GIVEN EXERCISE
Restate each line of the listing exactly, without carrying over any pictures.

SUPPLIED DATA

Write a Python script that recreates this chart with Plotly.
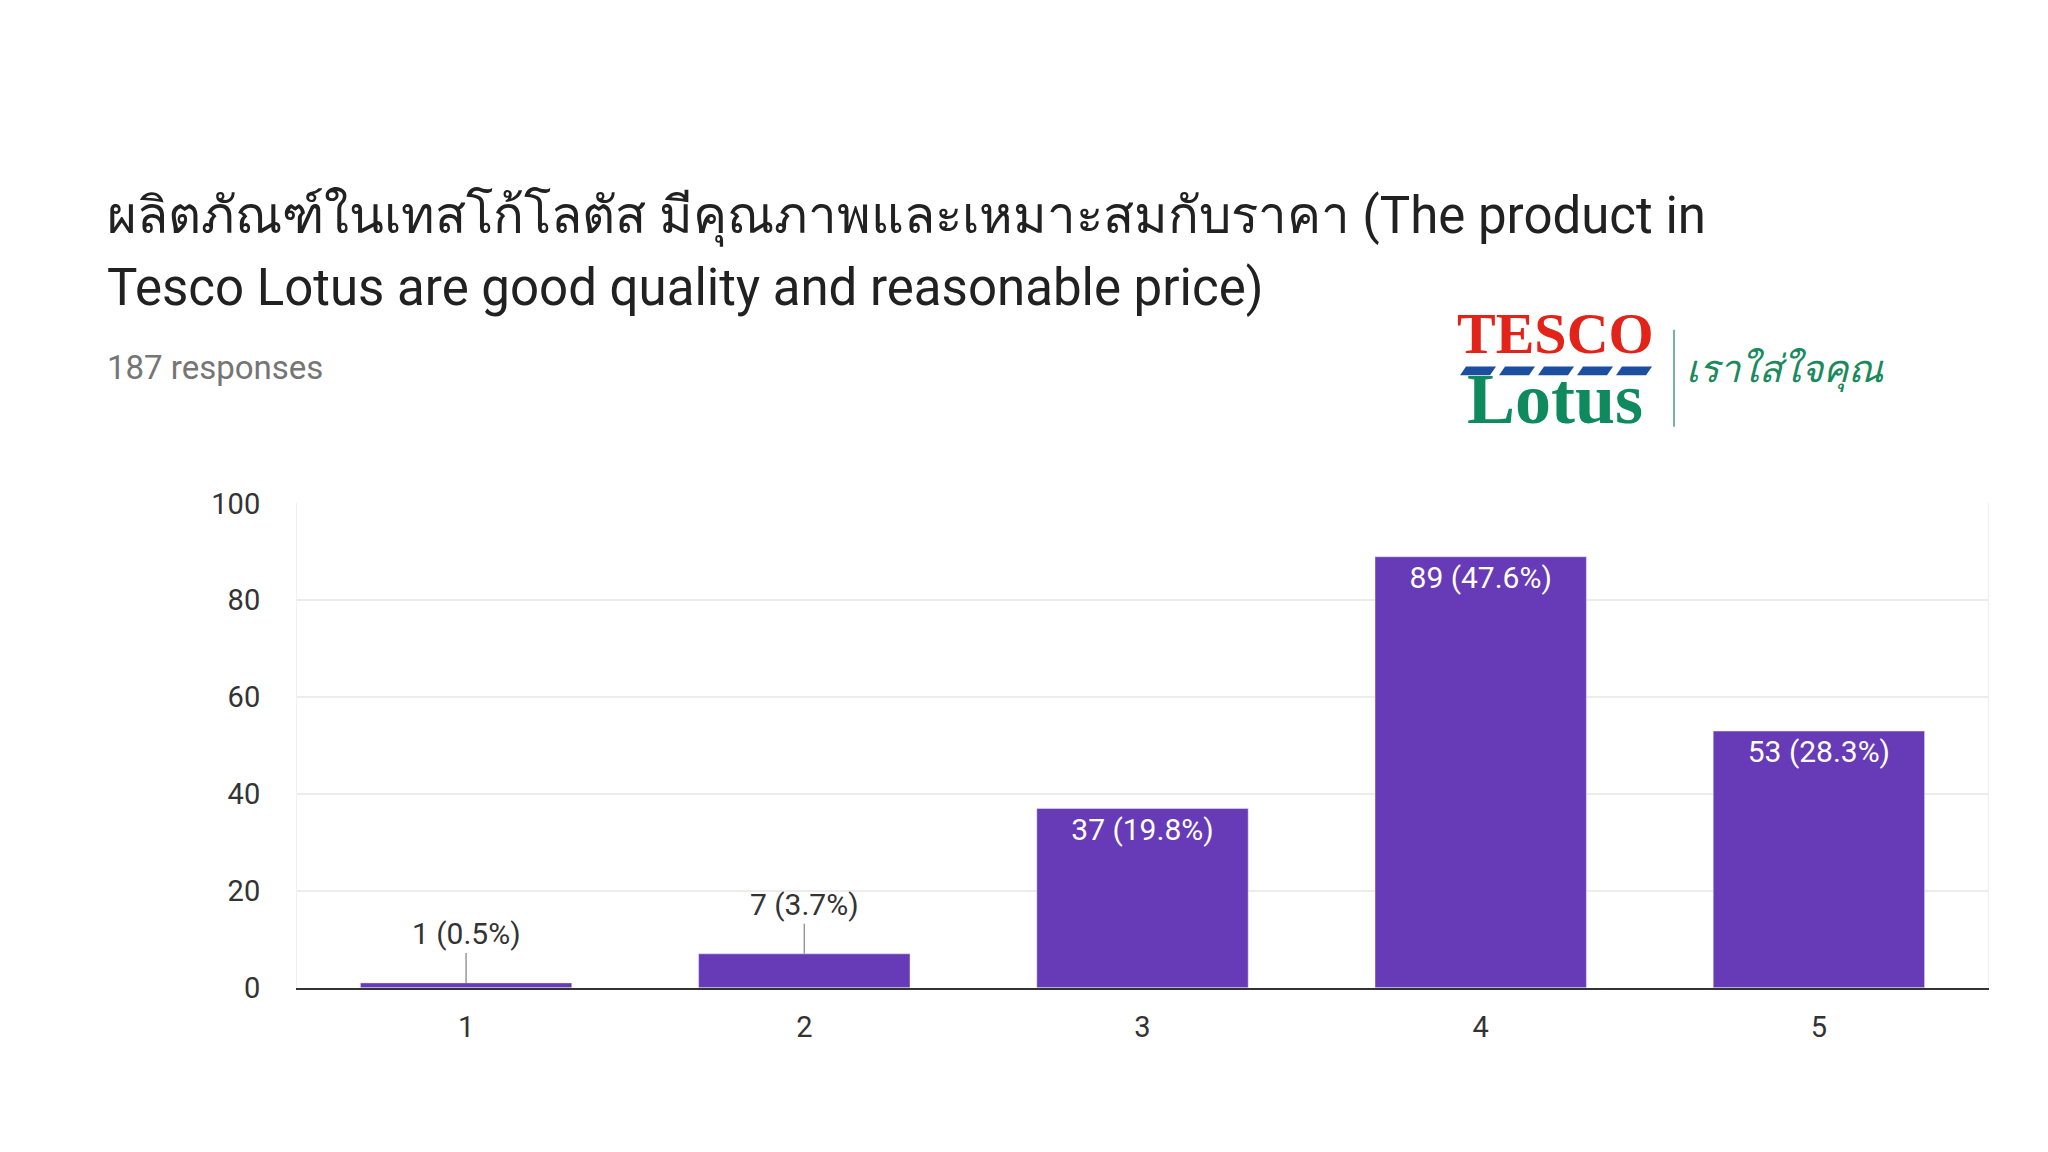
import plotly.graph_objects as go

categories = ["1", "2", "3", "4", "5"]
counts = [1, 7, 37, 89, 53]
percents = ["0.5%", "3.7%", "19.8%", "47.6%", "28.3%"]
y_ticks = [0, 20, 40, 60, 80, 100]

W, H = 2048, 1152
def px(x): return x / W
def py(y): return 1 - y / H

labels = [f"{c} ({p})" for c, p in zip(counts, percents)]
inside_text = [l if c >= 20 else "" for l, c in zip(labels, counts)]

fig = go.Figure(go.Bar(
    x=categories, y=counts, marker_color="#673ab7",
    text=inside_text, textposition="inside", insidetextanchor="end",
    textfont=dict(color="white", size=30, family="Roboto"),
    textangle=0, cliponaxis=False,
))

ann = []
for i, (c, l) in enumerate(zip(counts, labels)):
    if c < 20:
        ann.append(dict(x=i, y=c, xref="x", yref="y", text=l, showarrow=True,
                        arrowhead=0, arrowwidth=1.5, arrowcolor="#999", ax=0, ay=-30,
                        yanchor="bottom", font=dict(size=30, color="#333", family="Roboto")))

ann += [
    dict(x=px(97), y=py(197), xref="paper", yref="paper", xanchor="left", yanchor="middle",
         showarrow=False, font=dict(size=51, color="#212121", family="Roboto"),
         text="ผลิตภัณฑ์ในเทสโก้โลตัส มีคุณภาพและเหมาะสมกับราคา (The product in"),
    dict(x=px(97), y=py(270), xref="paper", yref="paper", xanchor="left", yanchor="middle",
         showarrow=False, font=dict(size=51, color="#212121", family="Roboto"),
         text="Tesco Lotus are good quality and reasonable price)"),
    dict(x=px(97), y=py(353), xref="paper", yref="paper", xanchor="left", yanchor="middle",
         showarrow=False, font=dict(size=33, color="#757575", family="Roboto"),
         text="187 responses"),
    dict(x=px(1547), y=py(318), xref="paper", yref="paper", xanchor="center", yanchor="middle",
         showarrow=False, font=dict(size=58, color="#e2231a", family="Liberation Serif"),
         text="<b>TESCO</b>"),
    dict(x=px(1547), y=py(385), xref="paper", yref="paper", xanchor="center", yanchor="middle",
         showarrow=False, font=dict(size=72, color="#0f8a5f", family="Liberation Serif"),
         text="<b>Lotus</b>"),
    dict(x=px(1676), y=py(352), xref="paper", yref="paper", xanchor="left", yanchor="middle",
         showarrow=False, font=dict(size=38, color="#1a8a5e", family="Noto Sans"),
         text="<i>เราใส่ใจคุณ</i>"),
]

shapes = [dict(type="line", xref="paper", yref="paper", x0=px(1666), x1=px(1666),
               y0=py(314), y1=py(414), line=dict(color="#4a9a80", width=1.5))]
for i in range(5):
    x0 = 1452 + i * 39
    shapes.append(dict(type="path", xref="paper", yref="paper",
                       path=f"M {px(x0)},{py(361)} L {px(x0+30)},{py(361)} L {px(x0+36)},{py(352)} L {px(x0+6)},{py(352)} Z",
                       fillcolor="#1c4fa0", line=dict(width=0)))

fig.update_layout(
    width=W, height=H, margin=dict(l=0, r=0, t=0, b=0),
    paper_bgcolor="white", plot_bgcolor="white",
    bargap=0.375, showlegend=False,
    annotations=ann, shapes=shapes,
    xaxis=dict(domain=[px(289), px(1980)], showline=True, linecolor="#333", linewidth=2,
               tickfont=dict(size=29, color="#333", family="Roboto"), ticks="", ticklabelstandoff=12),
    yaxis=dict(domain=[py(992), py(493)], range=[0, 100], tickvals=y_ticks,
               gridcolor="#ececec", gridwidth=1.5, zeroline=False, showline=True, mirror=True,
               linecolor="#f0f0f0", tickfont=dict(size=29, color="#333", family="Roboto"),
               ticklabelstandoff=30),
)

fig.write_html("out.html")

RESPONSE BELOW
Write a Python script that recreates this chart with Plotly.
import plotly.graph_objects as go

categories = ["1", "2", "3", "4", "5"]
counts = [1, 7, 37, 89, 53]
percents = ["0.5%", "3.7%", "19.8%", "47.6%", "28.3%"]
y_ticks = [0, 20, 40, 60, 80, 100]

W, H = 2048, 1152
def px(x): return x / W
def py(y): return 1 - y / H

labels = [f"{c} ({p})" for c, p in zip(counts, percents)]
inside_text = [l if c >= 20 else "" for l, c in zip(labels, counts)]

fig = go.Figure(go.Bar(
    x=categories, y=counts, marker_color="#673ab7",
    text=inside_text, textposition="inside", insidetextanchor="end",
    textfont=dict(color="white", size=30, family="Roboto"),
    textangle=0, cliponaxis=False,
))

ann = []
for i, (c, l) in enumerate(zip(counts, labels)):
    if c < 20:
        ann.append(dict(x=i, y=c, xref="x", yref="y", text=l, showarrow=True,
                        arrowhead=0, arrowwidth=1.5, arrowcolor="#999", ax=0, ay=-30,
                        yanchor="bottom", font=dict(size=30, color="#333", family="Roboto")))

ann += [
    dict(x=px(97), y=py(197), xref="paper", yref="paper", xanchor="left", yanchor="middle",
         showarrow=False, font=dict(size=51, color="#212121", family="Roboto"),
         text="ผลิตภัณฑ์ในเทสโก้โลตัส มีคุณภาพและเหมาะสมกับราคา (The product in"),
    dict(x=px(97), y=py(270), xref="paper", yref="paper", xanchor="left", yanchor="middle",
         showarrow=False, font=dict(size=51, color="#212121", family="Roboto"),
         text="Tesco Lotus are good quality and reasonable price)"),
    dict(x=px(97), y=py(353), xref="paper", yref="paper", xanchor="left", yanchor="middle",
         showarrow=False, font=dict(size=33, color="#757575", family="Roboto"),
         text="187 responses"),
    dict(x=px(1547), y=py(318), xref="paper", yref="paper", xanchor="center", yanchor="middle",
         showarrow=False, font=dict(size=58, color="#e2231a", family="Liberation Serif"),
         text="<b>TESCO</b>"),
    dict(x=px(1547), y=py(385), xref="paper", yref="paper", xanchor="center", yanchor="middle",
         showarrow=False, font=dict(size=72, color="#0f8a5f", family="Liberation Serif"),
         text="<b>Lotus</b>"),
    dict(x=px(1676), y=py(352), xref="paper", yref="paper", xanchor="left", yanchor="middle",
         showarrow=False, font=dict(size=38, color="#1a8a5e", family="Noto Sans"),
         text="<i>เราใส่ใจคุณ</i>"),
]

shapes = [dict(type="line", xref="paper", yref="paper", x0=px(1666), x1=px(1666),
               y0=py(314), y1=py(414), line=dict(color="#4a9a80", width=1.5))]
for i in range(5):
    x0 = 1452 + i * 39
    shapes.append(dict(type="path", xref="paper", yref="paper",
                       path=f"M {px(x0)},{py(361)} L {px(x0+30)},{py(361)} L {px(x0+36)},{py(352)} L {px(x0+6)},{py(352)} Z",
                       fillcolor="#1c4fa0", line=dict(width=0)))

fig.update_layout(
    width=W, height=H, margin=dict(l=0, r=0, t=0, b=0),
    paper_bgcolor="white", plot_bgcolor="white",
    bargap=0.375, showlegend=False,
    annotations=ann, shapes=shapes,
    xaxis=dict(domain=[px(289), px(1980)], showline=True, linecolor="#333", linewidth=2,
               tickfont=dict(size=29, color="#333", family="Roboto"), ticks="", ticklabelstandoff=12),
    yaxis=dict(domain=[py(992), py(493)], range=[0, 100], tickvals=y_ticks,
               gridcolor="#ececec", gridwidth=1.5, zeroline=False, showline=True, mirror=True,
               linecolor="#f0f0f0", tickfont=dict(size=29, color="#333", family="Roboto"),
               ticklabelstandoff=30),
)

fig.write_html("out.html")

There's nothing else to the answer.